PARSE-WORD
PARSE does not skip leading delimiters, and you cannot specify that you want to parse for white space.
WORD skips leading delimiters, but you cannot specify parsing for white space, it creates a counted string (not the preferred representation), the length of the string is therefore limited (and by the buffer length), it requires a separate buffer (and the copying to that buffer consumes time); WORD also requires passing a delimiter, although skipping leading delimiters only makes sense for white-space delimiters. ANS Forth does not specify the lifetime of the resulting string very much.
PARSE-WORD ( "Skip leading white space and parse name delimited by a white space character.name " -- c-addr u ) CORE-EXT
c-addr is the address within the input buffer and u is the length of the selected string. If the parse area is empty or contains only white space, the resulting string has a zero length.
PARSE-WORD some-name TYPE
Several systems have implemented a PARSE-WORD compatible with this specification, e.g., Gforth.

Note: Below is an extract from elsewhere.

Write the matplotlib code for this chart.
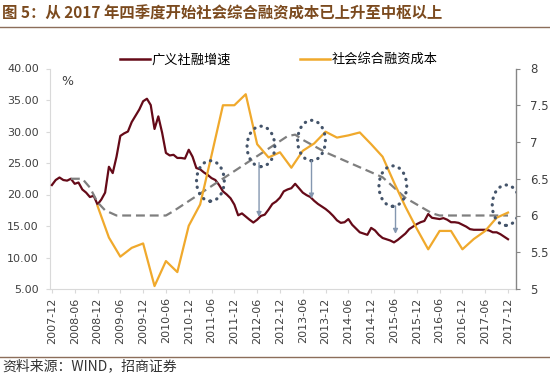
import numpy as np
import matplotlib
matplotlib.use("Agg")
import matplotlib.pyplot as plt
from matplotlib.patches import Ellipse
from matplotlib.lines import Line2D

plt.rcParams['font.family'] = ['DejaVu Sans', 'Noto Sans CJK SC']

# ---------------- data ----------------
title = "图 5：从 2017 年四季度开始社会综合融资成本已上升至中枢以上"
source = "资料来源：WIND，招商证券"
legend_labels = ["广义社融增速", "社会综合融资成本"]

tick_labels = ["2007-12", "2008-06", "2008-12", "2009-06", "2009-12", "2010-06",
               "2010-12", "2011-06", "2011-12", "2012-06", "2012-12", "2013-06",
               "2013-12", "2014-06", "2014-12", "2015-06", "2015-12", "2016-06",
               "2016-12", "2017-06", "2017-12"]

# monthly, starting 2007-12 (left axis, %)
social_financing_growth = [
    21.5, 22.3, 22.7, 22.3, 22.2, 22.5, 21.7, 21.9, 20.8, 20.3,
    19.6, 19.8, 18.4, 19.2, 20.3, 24.4, 23.4, 26.0, 29.3, 29.7,
    30.0, 31.5, 32.5, 33.5, 34.8, 35.2, 34.2, 30.4, 32.4, 29.8,
    26.6, 26.2, 26.3, 25.8, 25.8, 25.7, 27.1, 26.0, 24.2, 24.0,
    23.5, 23.1, 22.6, 22.3, 21.5, 20.5, 20.0, 19.4, 18.4, 16.7,
    17.0, 16.5, 16.0, 15.55, 16.0, 16.6, 16.8, 17.6, 18.5, 18.9,
    19.5, 20.5, 20.8, 21.0, 21.7, 21.0, 20.3, 19.9, 19.6, 19.0,
    18.5, 18.1, 17.7, 17.2, 16.6, 15.9, 15.5, 15.6, 16.1, 15.2,
    14.6, 14.0, 13.8, 13.6, 14.7, 14.3, 13.6, 13.1, 12.9, 12.7,
    12.4, 12.8, 13.3, 13.8, 14.5, 14.9, 15.3, 15.6, 15.8, 16.9,
    16.3, 16.2, 16.1, 16.25, 16.0, 15.6, 15.6, 15.5, 15.2, 14.9,
    14.5, 14.4, 14.4, 14.4, 14.4, 14.3, 14.0, 14.0, 13.7, 13.3, 12.9]

# quarterly, starting 2008-12 (month index 12), right axis
financing_cost_month = list(range(12, 121, 3))
financing_cost = [
    6.13, 5.70, 5.44, 5.56, 5.62, 5.04, 5.38, 5.23, 5.86, 6.15,
    6.82, 7.50, 7.50, 7.65, 6.97, 6.79, 6.86, 6.65, 6.88, 6.98,
    7.14, 7.06, 7.09, 7.13, 6.97, 6.80, 6.45, 6.12, 5.82, 5.54,
    5.79, 5.79, 5.54, 5.68, 5.79, 5.97, 6.04]

# dashed "centre" trend (right axis)
trend_month = [5, 8, 10, 12, 14, 17, 30, 32, 62, 64, 66, 72, 87, 93, 97, 100, 102, 120]
trend_value = [6.5, 6.5, 6.38, 6.18, 6.07, 6.0, 6.0, 6.06, 7.08, 7.1, 7.03, 6.86,
               6.52, 6.24, 6.12, 6.03, 6.0, 6.0]

# annotations (month index, right-axis value)
circle_month = [41.7, 55.0, 68.3, 89.7, 119.5]
circle_value = [6.47, 6.94, 7.02, 6.40, 6.14]
arrow_month = [54.5, 68.3, 90.4]
arrow_start = [6.72, 6.745, 6.13]
arrow_end = [5.98, 6.23, 5.75]

# ---------------- styling ----------------
RED = "#650A18"
ORANGE = "#F0A92C"
GRAY = "#7F7F7F"
NAVY = "#44546A"
ARROW = "#8497B0"
BROWN = "#7B4A1E"

fig = plt.figure(figsize=(5.5, 3.74), dpi=100)
fig.patch.set_facecolor("white")

ax = fig.add_axes([50/550, 1-289/374, (516-50)/550, (289-68.5)/374])
ax2 = ax.twinx()

x_red = np.arange(len(social_financing_growth))
ax.plot(x_red, social_financing_growth, color=RED, lw=1.6, zorder=3)
ax2.plot(trend_month, trend_value, color=GRAY, lw=1.6, dashes=(4, 2.2), zorder=2)
ax2.plot(financing_cost_month, financing_cost, color=ORANGE, lw=1.6, zorder=3)

for m, v in zip(circle_month, circle_value):
    e = Ellipse((m, v), width=7.3, height=0.55, fill=False, edgecolor=NAVY,
                lw=2.3, linestyle=(0, (0.1, 2.0)), zorder=4)
    e.set_capstyle("round")
    ax2.add_patch(e)

for m, s, t in zip(arrow_month, arrow_start, arrow_end):
    ax2.annotate("", xy=(m, t), xytext=(m, s),
                 arrowprops=dict(arrowstyle="-|>", color=ARROW, lw=1.0,
                                 mutation_scale=7, shrinkA=0, shrinkB=0), zorder=4)

ax.set_xlim(-0.5, 122.1)
ax.set_ylim(5, 40)
ax2.set_ylim(5, 8)

ax.set_yticks(np.arange(5, 41, 5))
ax.set_yticklabels([f"{v:.2f}" for v in np.arange(5, 41, 5)], fontsize=8, color="#404040")
ax2.set_yticks([5, 5.5, 6, 6.5, 7, 7.5, 8])
ax2.set_yticklabels(["5", "5.5", "6", "6.5", "7", "7.5", "8"], fontsize=8.5, color="#404040")

ax.set_xticks(np.arange(len(tick_labels)) * 6)
ax.set_xticklabels(tick_labels, rotation=90, fontsize=8, color="#404040")

ax.tick_params(axis="y", length=3, width=0.8, color="#D9D9D9", pad=5)
ax.tick_params(axis="x", length=3, width=0.8, color="#D9D9D9", pad=3)
ax2.tick_params(axis="y", length=3, width=0.8, color="#868686", pad=7)

for a in (ax, ax2):
    a.spines["top"].set_visible(False)
ax.spines["left"].set_color("#D9D9D9")
ax.spines["bottom"].set_color("#D9D9D9")
ax.spines["right"].set_visible(False)
ax2.spines["left"].set_visible(False)
ax2.spines["bottom"].set_visible(False)
ax2.spines["right"].set_color("#868686")
ax2.spines["right"].set_linewidth(1.0)

ax.text(0.025, 0.97, "%", transform=ax.transAxes, fontsize=9, color="#404040",
        ha="left", va="top")

# legend
handles = [Line2D([], [], color=RED, lw=1.8), Line2D([], [], color=ORANGE, lw=1.8)]
fig.legend(handles, legend_labels, loc="center left", bbox_to_anchor=(120/550, 1-60/374),
           ncol=2, frameon=False, handlelength=2.3, handletextpad=0.1,
           borderpad=0, borderaxespad=0, columnspacing=5.2,
           prop={"family": ["Noto Sans CJK SC"], "size": 9.5})

# title, separators, source
fig.text(2/550, 1-13/374, title, fontsize=11.1, fontweight="bold", color=BROWN,
         ha="left", va="center", family=["Noto Sans CJK SC", "DejaVu Sans"])
fig.add_artist(Line2D([0, 1], [1-26.7/374, 1-26.7/374], color="#8C6E5A", lw=1.0))
fig.add_artist(Line2D([0, 1], [1-356.7/374, 1-356.7/374], color="#8C6E5A", lw=1.0))
fig.text(2/550, 1-366/374, source, fontsize=10, color="#333333", ha="left",
         va="center", family=["Noto Sans CJK SC", "DejaVu Sans"])

fig.savefig("out.png", dpi=100)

A number of systems have been named that define a PARSE-WORD incompatible with this specification (e.g., they often pass a delimiter on the stack). The systems mentioned are MinForth, CHForth, Jforth, 4th. Of these systems MinForth and CHForth are ANS Forth implementations, 4th and JForth are not (although 4th partially stays close to ANS Forth). Coos Haak (CHForth) indicated that the next version of CHForth will have a PARSE-WORD compatible to this specification.